This Gauteng judgment Trident South Africa (Pty) Ltd / Bateman Trident (Pty) Ltd v Shainne John Taylore & 2 Others has reaffirmed that economic pressure does not in itself create a basis to escape a settlement agreement on the grounds of duress.
In this case it was argued that a settlement agreement was signed under duress out of a concern about the costs of the litigation that would otherwise proceed and the impact that would have on the signatory’s financial position. The court held that the type of duress which was complained of is not recognised in our law as “…it is not duress to cause economic harm or even ruin to another. As it in not unlawful to drive a hard bargain, it cannot be the basis of duress” without something unlawful or unconscionable in the dealings.

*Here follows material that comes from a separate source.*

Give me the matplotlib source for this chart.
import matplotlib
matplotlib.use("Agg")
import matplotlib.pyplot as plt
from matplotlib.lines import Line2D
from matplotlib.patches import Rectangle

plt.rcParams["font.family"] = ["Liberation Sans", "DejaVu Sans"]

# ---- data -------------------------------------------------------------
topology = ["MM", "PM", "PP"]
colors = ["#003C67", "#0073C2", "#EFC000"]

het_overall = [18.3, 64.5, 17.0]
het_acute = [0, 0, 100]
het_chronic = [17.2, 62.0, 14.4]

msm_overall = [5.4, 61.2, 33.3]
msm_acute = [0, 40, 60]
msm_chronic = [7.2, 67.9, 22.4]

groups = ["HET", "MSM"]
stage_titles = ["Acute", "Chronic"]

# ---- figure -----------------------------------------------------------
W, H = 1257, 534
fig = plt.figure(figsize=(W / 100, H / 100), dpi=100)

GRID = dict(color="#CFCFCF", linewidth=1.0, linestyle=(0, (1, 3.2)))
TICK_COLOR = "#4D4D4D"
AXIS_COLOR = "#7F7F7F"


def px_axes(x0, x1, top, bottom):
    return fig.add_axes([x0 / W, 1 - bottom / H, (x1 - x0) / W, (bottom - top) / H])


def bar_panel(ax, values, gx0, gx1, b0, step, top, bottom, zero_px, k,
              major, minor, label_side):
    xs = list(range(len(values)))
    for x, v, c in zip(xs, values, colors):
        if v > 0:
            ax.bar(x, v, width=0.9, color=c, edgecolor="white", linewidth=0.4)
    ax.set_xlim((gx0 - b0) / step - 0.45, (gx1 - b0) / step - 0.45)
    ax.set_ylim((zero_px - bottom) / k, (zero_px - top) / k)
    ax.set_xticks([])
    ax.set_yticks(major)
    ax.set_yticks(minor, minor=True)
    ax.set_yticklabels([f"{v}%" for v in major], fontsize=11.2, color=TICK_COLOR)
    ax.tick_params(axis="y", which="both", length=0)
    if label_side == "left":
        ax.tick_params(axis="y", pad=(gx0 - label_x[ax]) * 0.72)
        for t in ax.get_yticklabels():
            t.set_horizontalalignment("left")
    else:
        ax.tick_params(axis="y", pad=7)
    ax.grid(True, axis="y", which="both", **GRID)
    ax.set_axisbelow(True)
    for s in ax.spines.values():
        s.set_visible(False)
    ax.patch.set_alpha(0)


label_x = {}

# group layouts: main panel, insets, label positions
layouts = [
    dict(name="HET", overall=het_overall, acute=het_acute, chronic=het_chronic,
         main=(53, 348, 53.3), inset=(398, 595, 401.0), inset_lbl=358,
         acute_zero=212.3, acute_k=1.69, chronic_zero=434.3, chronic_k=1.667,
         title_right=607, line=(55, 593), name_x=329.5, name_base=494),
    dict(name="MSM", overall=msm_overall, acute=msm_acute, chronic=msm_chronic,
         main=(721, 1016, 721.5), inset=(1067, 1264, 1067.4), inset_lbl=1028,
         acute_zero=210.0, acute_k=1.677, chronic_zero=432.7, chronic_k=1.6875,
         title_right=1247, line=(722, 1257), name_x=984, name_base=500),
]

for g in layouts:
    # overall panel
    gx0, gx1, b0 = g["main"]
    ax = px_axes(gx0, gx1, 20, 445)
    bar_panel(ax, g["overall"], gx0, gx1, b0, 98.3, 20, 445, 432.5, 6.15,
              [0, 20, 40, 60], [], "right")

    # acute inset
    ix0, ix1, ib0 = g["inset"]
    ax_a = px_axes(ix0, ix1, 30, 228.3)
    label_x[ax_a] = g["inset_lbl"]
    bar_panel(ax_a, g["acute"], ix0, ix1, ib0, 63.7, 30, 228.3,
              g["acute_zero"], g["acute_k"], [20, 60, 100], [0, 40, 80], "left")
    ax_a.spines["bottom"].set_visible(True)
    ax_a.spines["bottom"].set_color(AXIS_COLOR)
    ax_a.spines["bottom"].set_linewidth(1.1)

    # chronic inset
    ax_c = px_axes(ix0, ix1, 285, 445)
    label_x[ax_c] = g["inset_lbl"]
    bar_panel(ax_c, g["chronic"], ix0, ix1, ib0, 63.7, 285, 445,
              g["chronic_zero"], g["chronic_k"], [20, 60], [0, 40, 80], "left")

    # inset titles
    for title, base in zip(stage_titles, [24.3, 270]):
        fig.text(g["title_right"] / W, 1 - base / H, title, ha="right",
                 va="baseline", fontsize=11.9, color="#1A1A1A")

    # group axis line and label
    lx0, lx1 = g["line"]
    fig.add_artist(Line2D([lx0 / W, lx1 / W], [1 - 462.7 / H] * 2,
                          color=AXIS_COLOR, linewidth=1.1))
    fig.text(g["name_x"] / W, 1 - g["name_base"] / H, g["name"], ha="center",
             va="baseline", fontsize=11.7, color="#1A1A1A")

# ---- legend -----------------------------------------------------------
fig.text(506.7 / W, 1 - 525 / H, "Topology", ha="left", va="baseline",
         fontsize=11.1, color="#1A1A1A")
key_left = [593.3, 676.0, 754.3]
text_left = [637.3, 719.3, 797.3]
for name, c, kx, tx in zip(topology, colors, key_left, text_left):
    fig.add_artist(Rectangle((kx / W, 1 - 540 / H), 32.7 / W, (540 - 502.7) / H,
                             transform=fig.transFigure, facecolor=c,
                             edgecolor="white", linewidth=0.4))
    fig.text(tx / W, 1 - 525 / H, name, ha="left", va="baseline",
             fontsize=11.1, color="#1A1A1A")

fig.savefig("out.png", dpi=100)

The Court also referred to the Supreme Court of Appeal decision in the Medscheme Holdings (Pty) Ltd & Another v Bhamjee which said:
“For it is not unlawful, in general, to cause economic harm, or even to cause economic ruin, to another, nor can it generally be unconscionable to do so in a competitive economy. In commercial bargaining the exercise of free will (if that can ever exist in any pure form of the term) is always fettered to some degree by the expectation of gain or the fear of loss…hard bargaining is not the equivalent of duress, and that is so even where the bargain is the product of an imbalance in bargaining power. Something more – which is absent in this case – would need to exist for economic bargaining to be illegitimate or unconscionable and thus to constitute duress.”

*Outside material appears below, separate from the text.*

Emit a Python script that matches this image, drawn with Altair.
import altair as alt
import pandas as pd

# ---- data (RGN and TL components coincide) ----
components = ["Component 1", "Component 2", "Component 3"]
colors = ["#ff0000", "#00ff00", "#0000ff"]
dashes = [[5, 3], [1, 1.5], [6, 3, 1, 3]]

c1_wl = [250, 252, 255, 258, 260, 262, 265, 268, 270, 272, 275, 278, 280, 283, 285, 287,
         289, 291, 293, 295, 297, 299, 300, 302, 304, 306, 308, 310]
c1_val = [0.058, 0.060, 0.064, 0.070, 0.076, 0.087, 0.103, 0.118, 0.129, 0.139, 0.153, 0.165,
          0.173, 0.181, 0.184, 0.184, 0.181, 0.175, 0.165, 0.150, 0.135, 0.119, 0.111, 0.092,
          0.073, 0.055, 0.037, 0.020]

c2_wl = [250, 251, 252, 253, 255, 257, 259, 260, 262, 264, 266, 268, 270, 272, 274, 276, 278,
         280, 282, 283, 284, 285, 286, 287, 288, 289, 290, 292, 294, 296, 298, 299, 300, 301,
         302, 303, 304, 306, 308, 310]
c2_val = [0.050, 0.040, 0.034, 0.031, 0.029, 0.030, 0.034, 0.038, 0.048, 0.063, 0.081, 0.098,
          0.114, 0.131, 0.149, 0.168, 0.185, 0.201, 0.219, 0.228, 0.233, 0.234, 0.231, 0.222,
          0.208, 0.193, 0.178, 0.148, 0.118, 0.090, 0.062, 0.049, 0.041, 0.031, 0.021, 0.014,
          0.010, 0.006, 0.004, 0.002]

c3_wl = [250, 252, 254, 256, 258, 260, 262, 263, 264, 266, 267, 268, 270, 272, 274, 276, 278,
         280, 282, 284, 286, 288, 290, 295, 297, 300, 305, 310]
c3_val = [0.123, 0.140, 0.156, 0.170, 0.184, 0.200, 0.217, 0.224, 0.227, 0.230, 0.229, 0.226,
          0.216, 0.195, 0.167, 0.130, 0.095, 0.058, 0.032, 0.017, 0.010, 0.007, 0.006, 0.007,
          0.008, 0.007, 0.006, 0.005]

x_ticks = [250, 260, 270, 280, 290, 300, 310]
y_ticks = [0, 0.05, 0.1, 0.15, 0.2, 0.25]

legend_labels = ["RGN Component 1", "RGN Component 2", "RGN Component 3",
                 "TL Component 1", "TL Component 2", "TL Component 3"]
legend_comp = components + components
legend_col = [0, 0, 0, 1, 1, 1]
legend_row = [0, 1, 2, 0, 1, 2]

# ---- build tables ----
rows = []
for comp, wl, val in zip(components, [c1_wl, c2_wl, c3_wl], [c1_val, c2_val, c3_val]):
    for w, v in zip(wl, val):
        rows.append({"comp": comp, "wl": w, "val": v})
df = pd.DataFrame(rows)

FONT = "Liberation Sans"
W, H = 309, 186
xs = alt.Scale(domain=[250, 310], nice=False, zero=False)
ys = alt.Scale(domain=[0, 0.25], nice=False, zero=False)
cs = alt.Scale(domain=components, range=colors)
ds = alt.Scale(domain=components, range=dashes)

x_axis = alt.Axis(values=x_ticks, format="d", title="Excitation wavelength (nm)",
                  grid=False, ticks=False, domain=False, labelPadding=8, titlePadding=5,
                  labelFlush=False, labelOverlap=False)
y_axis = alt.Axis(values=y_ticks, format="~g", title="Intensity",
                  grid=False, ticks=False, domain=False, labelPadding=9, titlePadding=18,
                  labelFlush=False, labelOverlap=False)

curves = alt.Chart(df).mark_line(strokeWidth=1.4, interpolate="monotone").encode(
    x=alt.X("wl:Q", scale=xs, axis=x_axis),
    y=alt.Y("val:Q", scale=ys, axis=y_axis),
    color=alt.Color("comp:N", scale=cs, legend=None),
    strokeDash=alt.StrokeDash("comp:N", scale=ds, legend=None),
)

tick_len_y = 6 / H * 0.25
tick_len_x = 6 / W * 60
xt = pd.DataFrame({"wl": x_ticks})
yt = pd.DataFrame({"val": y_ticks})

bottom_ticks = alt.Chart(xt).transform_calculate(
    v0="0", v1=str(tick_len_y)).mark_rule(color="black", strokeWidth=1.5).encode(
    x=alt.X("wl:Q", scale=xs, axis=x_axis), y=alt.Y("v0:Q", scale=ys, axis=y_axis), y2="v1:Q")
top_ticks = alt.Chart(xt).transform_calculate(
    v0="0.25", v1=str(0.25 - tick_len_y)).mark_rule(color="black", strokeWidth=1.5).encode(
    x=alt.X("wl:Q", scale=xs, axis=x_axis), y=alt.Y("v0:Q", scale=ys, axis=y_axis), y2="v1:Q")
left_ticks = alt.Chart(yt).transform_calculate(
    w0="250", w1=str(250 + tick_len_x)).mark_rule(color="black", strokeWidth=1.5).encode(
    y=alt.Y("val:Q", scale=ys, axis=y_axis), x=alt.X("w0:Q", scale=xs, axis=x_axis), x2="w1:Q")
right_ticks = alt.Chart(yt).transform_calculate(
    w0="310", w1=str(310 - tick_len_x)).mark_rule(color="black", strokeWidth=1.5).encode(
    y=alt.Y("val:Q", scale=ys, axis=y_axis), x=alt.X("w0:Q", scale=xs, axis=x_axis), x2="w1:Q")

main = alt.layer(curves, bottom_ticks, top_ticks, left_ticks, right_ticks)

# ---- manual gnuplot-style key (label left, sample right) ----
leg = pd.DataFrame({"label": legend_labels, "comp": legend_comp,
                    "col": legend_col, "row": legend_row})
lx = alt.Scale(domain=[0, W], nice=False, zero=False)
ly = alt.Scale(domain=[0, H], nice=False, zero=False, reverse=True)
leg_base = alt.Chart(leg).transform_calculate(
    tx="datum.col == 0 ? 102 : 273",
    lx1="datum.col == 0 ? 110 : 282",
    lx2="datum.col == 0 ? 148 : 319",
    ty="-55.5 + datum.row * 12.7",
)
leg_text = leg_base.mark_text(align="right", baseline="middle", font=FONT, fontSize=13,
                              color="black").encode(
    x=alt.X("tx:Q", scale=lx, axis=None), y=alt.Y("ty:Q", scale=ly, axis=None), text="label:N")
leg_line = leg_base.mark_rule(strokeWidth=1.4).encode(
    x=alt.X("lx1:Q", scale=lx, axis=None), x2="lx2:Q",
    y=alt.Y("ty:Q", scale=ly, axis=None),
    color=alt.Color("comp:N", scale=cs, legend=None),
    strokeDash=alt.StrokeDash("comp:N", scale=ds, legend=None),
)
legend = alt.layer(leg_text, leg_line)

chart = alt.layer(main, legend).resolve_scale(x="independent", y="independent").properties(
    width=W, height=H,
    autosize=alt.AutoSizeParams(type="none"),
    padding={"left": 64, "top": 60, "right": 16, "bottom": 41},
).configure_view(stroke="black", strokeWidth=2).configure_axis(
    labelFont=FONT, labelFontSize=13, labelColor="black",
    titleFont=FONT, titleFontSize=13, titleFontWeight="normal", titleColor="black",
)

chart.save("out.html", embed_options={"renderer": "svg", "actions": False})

The applicant sought to make the settlement agreement an order of court. The court held, relying on the authority of the Supreme Court of Appeal in Road Accident Fund v Taylor, that when parties to litigation confirm that they have reached a compromise, a court has no power to embark upon an enquiry as to whether the compromise was justified on the merits of the matter or was validly concluded. The court need only consider whether it would be appropriate to incorporate the terms of the compromise into an order of court.

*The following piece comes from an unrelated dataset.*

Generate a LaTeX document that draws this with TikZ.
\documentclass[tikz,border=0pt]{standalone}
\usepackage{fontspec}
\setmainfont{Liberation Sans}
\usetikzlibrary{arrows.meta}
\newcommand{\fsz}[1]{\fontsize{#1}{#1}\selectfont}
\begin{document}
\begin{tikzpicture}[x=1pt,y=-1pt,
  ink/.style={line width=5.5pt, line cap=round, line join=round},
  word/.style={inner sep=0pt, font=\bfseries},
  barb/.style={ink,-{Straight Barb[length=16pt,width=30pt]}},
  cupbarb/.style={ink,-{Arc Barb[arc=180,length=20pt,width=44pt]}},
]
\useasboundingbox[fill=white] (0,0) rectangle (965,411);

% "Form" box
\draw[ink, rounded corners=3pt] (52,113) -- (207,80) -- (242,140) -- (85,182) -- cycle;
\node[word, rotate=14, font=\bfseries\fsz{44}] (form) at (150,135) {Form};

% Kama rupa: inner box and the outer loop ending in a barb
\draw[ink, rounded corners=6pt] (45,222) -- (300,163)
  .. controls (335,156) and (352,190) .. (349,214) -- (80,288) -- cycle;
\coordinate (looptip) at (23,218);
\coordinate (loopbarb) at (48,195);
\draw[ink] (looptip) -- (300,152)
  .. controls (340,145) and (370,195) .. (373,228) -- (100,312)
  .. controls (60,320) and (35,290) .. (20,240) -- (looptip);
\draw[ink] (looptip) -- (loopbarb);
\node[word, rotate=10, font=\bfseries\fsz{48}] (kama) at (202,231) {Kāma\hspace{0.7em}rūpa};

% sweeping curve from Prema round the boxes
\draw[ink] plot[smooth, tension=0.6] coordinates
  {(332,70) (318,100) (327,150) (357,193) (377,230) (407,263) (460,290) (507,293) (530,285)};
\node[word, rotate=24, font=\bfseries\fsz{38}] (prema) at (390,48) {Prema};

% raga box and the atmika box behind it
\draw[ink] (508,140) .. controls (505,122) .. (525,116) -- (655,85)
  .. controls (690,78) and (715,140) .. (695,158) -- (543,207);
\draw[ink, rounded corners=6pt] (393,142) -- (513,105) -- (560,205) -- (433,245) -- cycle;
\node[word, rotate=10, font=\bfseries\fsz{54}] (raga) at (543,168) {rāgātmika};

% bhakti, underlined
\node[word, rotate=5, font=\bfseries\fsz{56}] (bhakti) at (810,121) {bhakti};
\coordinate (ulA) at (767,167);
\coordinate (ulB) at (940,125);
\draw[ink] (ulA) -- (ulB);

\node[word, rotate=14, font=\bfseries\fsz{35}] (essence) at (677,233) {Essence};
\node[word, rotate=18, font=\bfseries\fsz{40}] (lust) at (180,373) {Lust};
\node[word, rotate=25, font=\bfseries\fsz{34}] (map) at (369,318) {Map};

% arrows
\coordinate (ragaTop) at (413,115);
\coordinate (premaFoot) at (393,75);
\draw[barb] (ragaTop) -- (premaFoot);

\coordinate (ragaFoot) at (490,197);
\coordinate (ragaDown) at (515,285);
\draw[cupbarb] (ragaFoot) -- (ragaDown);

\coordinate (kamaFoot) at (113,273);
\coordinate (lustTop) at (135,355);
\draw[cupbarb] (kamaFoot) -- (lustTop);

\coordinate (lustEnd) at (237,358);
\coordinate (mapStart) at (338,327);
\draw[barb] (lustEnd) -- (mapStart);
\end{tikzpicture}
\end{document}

On the facts the court considered the terms of the compromise and found that there was nothing inappropriate about incorporating them in a court order.
The signatory had been represented by a senior attorney at the time of concluding its settlement agreement from a large reputable law firm. The settlement agreement was preceded by back and forth emails between the relevant parties and their attorneys and the signatory had signed the agreement and actively took steps to implement the agreement.